== Written task ==
Retype exactly the lines from the first one through the line with "29.29, 29.17, 29.06]", including both ends; skip any pictures.

##### Data #####

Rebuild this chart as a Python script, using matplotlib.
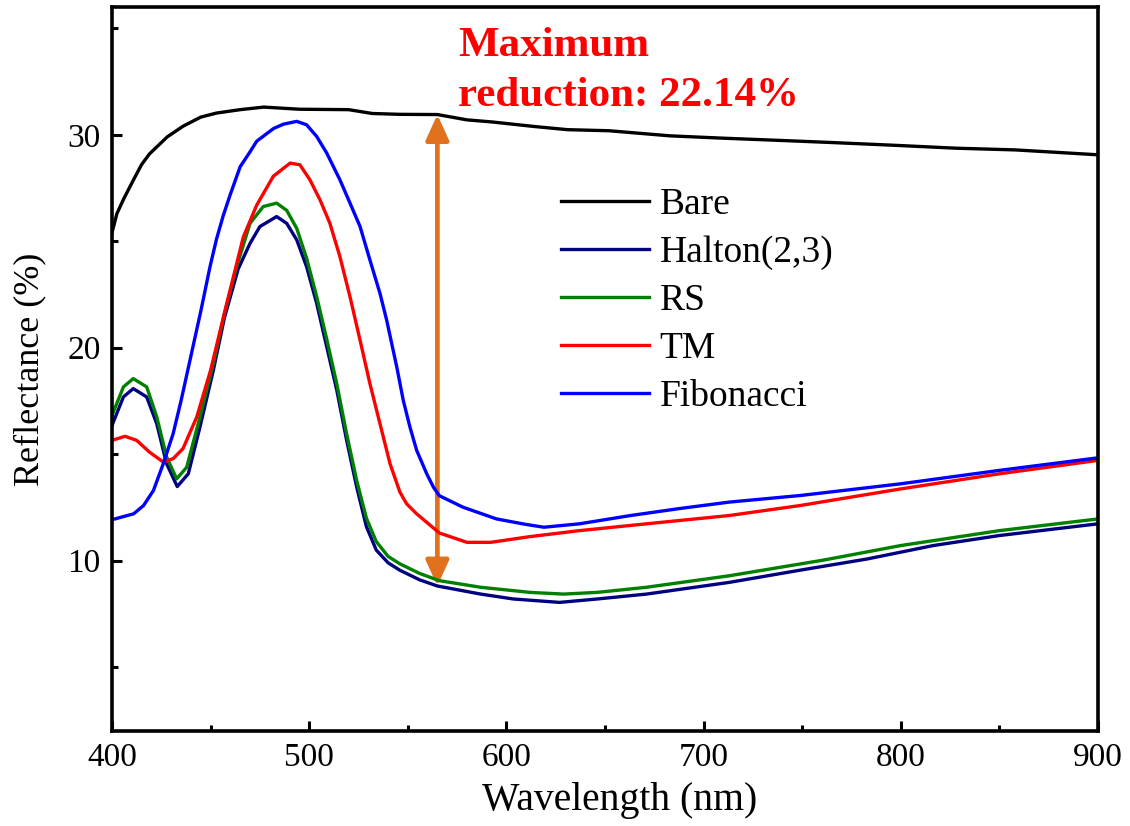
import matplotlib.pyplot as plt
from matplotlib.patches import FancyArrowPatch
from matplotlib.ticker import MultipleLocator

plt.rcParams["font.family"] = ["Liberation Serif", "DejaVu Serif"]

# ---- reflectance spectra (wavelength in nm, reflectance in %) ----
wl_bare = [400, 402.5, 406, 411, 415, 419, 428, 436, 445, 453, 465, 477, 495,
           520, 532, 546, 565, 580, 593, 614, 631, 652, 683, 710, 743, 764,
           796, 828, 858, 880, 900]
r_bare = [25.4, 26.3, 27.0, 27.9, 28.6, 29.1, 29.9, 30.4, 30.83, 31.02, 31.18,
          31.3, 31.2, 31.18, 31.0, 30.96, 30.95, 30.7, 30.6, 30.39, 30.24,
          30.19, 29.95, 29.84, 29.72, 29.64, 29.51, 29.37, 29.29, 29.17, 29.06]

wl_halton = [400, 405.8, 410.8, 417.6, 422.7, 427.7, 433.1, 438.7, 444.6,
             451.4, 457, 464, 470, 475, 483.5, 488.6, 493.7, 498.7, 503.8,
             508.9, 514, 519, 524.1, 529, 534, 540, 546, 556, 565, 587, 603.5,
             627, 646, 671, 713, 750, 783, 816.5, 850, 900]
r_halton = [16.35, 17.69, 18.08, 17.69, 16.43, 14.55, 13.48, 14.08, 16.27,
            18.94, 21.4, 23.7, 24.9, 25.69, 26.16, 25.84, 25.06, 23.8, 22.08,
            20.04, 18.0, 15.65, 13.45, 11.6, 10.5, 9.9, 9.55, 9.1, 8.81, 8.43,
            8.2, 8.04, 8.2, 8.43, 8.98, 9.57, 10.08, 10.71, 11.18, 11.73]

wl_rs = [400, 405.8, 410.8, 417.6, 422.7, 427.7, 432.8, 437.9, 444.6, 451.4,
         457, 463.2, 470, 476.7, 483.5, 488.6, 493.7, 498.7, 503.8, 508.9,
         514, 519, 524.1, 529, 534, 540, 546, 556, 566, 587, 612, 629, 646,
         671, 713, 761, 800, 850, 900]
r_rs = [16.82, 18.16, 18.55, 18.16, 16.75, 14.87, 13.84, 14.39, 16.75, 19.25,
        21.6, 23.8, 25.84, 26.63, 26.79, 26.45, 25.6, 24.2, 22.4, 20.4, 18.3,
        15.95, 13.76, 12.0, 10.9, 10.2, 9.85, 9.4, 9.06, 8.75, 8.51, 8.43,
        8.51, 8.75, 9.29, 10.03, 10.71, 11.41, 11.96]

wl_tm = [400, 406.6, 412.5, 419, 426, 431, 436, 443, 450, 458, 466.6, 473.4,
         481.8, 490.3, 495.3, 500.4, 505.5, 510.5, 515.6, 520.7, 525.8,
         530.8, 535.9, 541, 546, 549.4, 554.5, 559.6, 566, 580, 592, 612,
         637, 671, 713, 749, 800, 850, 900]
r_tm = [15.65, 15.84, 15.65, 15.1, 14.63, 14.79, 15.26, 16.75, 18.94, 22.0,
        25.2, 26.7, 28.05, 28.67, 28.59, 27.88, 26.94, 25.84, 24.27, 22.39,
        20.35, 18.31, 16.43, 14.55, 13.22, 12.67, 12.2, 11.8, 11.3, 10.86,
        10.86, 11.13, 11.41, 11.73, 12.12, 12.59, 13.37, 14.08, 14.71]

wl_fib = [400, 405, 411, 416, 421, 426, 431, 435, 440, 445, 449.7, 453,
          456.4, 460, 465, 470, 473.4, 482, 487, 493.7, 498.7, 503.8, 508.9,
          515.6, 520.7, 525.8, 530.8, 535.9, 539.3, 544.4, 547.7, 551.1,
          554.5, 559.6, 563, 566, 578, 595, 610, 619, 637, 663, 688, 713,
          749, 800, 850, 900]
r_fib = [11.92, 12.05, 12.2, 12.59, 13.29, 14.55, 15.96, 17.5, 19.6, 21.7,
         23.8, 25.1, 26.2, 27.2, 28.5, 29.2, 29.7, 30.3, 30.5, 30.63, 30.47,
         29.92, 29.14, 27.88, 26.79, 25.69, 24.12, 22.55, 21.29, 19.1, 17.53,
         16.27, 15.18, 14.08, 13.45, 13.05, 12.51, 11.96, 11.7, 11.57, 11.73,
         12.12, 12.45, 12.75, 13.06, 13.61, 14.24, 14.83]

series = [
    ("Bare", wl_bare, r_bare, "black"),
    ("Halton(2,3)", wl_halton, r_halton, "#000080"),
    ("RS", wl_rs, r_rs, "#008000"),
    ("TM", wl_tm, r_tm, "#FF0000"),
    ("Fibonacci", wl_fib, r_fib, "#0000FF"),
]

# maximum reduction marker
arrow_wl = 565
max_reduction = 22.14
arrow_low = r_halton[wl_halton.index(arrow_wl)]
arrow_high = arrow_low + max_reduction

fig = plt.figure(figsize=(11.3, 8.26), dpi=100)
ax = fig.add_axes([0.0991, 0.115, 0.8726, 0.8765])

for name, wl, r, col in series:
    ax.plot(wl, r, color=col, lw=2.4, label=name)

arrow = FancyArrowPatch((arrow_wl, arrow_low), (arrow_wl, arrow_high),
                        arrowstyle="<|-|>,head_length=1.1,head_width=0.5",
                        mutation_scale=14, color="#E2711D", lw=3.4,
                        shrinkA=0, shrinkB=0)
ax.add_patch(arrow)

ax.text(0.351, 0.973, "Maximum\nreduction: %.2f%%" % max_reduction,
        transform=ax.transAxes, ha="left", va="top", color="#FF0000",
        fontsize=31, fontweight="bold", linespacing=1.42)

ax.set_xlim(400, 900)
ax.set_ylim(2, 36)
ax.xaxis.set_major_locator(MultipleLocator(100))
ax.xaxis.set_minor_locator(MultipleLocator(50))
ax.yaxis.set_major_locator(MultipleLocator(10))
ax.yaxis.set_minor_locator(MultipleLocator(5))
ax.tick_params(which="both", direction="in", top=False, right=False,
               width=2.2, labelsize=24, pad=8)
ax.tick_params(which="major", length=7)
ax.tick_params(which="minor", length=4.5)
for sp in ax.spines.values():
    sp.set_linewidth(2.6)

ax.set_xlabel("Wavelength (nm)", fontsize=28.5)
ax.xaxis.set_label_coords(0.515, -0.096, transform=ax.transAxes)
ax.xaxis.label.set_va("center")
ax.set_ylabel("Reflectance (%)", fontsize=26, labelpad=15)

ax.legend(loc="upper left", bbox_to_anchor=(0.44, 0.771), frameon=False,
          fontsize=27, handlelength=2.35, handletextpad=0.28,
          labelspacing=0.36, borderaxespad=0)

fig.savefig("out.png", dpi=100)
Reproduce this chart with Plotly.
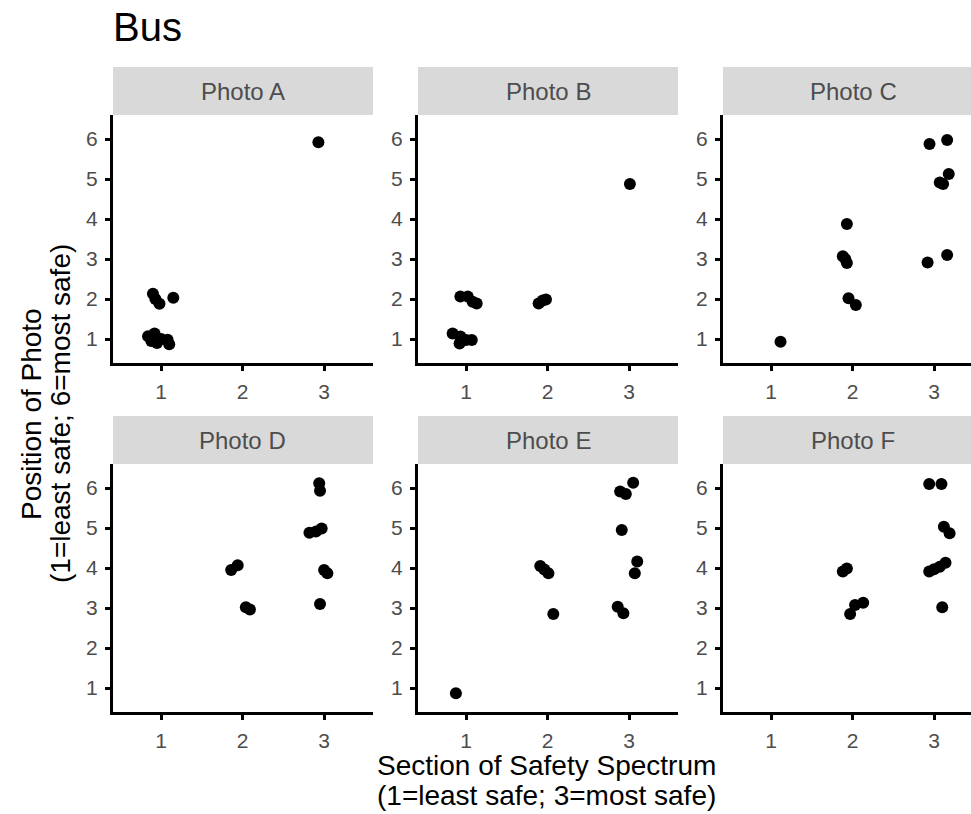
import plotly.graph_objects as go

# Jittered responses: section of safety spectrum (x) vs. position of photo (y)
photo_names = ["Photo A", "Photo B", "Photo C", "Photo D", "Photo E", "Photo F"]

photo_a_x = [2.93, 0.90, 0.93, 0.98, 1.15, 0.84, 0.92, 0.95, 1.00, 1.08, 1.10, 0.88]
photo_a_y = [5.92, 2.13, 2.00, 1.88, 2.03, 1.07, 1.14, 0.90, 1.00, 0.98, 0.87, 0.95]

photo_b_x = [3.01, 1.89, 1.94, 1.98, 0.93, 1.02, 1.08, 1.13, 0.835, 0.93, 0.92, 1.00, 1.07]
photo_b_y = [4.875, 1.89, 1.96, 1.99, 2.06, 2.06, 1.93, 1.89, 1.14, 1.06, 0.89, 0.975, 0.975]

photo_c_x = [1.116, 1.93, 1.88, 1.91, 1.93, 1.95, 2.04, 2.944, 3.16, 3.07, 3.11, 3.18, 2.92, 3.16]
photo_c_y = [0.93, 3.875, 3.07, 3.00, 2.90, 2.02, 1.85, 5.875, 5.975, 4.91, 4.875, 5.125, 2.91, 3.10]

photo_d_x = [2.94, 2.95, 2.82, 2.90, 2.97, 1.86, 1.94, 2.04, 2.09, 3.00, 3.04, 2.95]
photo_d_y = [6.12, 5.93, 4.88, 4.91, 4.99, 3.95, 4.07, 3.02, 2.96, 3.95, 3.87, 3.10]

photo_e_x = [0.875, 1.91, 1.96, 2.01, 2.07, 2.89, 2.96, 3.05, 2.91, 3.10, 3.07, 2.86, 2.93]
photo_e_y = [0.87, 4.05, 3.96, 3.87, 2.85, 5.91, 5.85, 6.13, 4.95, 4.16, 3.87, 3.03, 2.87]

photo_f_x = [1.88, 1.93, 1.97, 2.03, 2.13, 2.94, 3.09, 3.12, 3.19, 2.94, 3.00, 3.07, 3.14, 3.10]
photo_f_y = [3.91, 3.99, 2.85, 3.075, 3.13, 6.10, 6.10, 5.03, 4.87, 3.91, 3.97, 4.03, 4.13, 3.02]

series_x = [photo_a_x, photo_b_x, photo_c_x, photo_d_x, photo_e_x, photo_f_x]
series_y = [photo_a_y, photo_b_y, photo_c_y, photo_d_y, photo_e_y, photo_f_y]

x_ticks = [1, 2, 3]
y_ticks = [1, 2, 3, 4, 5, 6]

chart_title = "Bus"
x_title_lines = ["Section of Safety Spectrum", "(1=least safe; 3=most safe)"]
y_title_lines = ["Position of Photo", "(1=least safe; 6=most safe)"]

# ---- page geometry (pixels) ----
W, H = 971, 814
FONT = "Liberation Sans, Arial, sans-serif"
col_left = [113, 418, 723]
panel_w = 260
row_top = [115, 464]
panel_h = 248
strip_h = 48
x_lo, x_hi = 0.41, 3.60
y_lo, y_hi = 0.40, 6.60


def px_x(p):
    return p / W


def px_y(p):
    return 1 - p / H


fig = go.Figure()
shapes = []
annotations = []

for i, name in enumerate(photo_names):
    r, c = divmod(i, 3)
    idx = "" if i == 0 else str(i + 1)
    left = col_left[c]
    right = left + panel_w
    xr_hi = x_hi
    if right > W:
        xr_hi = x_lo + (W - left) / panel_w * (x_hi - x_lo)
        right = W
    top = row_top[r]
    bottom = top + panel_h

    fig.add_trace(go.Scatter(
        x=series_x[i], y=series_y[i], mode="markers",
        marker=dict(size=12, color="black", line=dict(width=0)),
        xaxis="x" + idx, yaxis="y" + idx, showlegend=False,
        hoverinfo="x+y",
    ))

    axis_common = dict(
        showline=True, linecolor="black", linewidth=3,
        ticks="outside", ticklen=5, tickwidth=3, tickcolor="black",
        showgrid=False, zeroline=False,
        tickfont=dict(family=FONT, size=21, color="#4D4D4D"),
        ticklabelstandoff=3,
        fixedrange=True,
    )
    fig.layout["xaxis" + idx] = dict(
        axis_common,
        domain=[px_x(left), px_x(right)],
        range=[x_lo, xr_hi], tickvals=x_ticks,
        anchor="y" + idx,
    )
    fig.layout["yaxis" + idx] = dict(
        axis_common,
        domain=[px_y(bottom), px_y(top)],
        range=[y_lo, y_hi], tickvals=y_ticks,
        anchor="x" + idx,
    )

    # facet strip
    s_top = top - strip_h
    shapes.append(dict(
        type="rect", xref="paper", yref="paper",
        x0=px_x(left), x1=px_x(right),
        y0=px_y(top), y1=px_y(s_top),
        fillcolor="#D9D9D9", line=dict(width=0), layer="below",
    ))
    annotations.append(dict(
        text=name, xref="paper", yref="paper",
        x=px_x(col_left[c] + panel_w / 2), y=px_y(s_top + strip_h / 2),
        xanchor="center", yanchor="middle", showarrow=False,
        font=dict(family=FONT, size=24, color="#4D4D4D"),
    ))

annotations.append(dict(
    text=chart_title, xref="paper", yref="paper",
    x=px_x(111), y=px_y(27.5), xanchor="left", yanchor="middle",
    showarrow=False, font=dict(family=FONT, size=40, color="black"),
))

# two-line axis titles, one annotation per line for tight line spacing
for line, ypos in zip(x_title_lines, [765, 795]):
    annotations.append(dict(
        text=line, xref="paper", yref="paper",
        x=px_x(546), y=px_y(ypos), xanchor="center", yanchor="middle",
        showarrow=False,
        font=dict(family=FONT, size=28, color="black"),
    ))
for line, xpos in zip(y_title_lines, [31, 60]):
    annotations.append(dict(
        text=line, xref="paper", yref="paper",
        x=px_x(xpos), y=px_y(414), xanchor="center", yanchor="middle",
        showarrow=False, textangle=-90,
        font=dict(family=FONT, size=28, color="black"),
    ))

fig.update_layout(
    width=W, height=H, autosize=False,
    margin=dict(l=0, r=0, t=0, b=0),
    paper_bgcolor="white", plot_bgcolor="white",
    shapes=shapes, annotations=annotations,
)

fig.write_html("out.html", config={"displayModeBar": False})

#####

== Written response ==
Rebuild this chart as a Python script, using matplotlib.
import matplotlib.pyplot as plt
from matplotlib.patches import FancyArrowPatch
from matplotlib.ticker import MultipleLocator

plt.rcParams["font.family"] = ["Liberation Serif", "DejaVu Serif"]

# ---- reflectance spectra (wavelength in nm, reflectance in %) ----
wl_bare = [400, 402.5, 406, 411, 415, 419, 428, 436, 445, 453, 465, 477, 495,
           520, 532, 546, 565, 580, 593, 614, 631, 652, 683, 710, 743, 764,
           796, 828, 858, 880, 900]
r_bare = [25.4, 26.3, 27.0, 27.9, 28.6, 29.1, 29.9, 30.4, 30.83, 31.02, 31.18,
          31.3, 31.2, 31.18, 31.0, 30.96, 30.95, 30.7, 30.6, 30.39, 30.24,
          30.19, 29.95, 29.84, 29.72, 29.64, 29.51, 29.37, 29.29, 29.17, 29.06]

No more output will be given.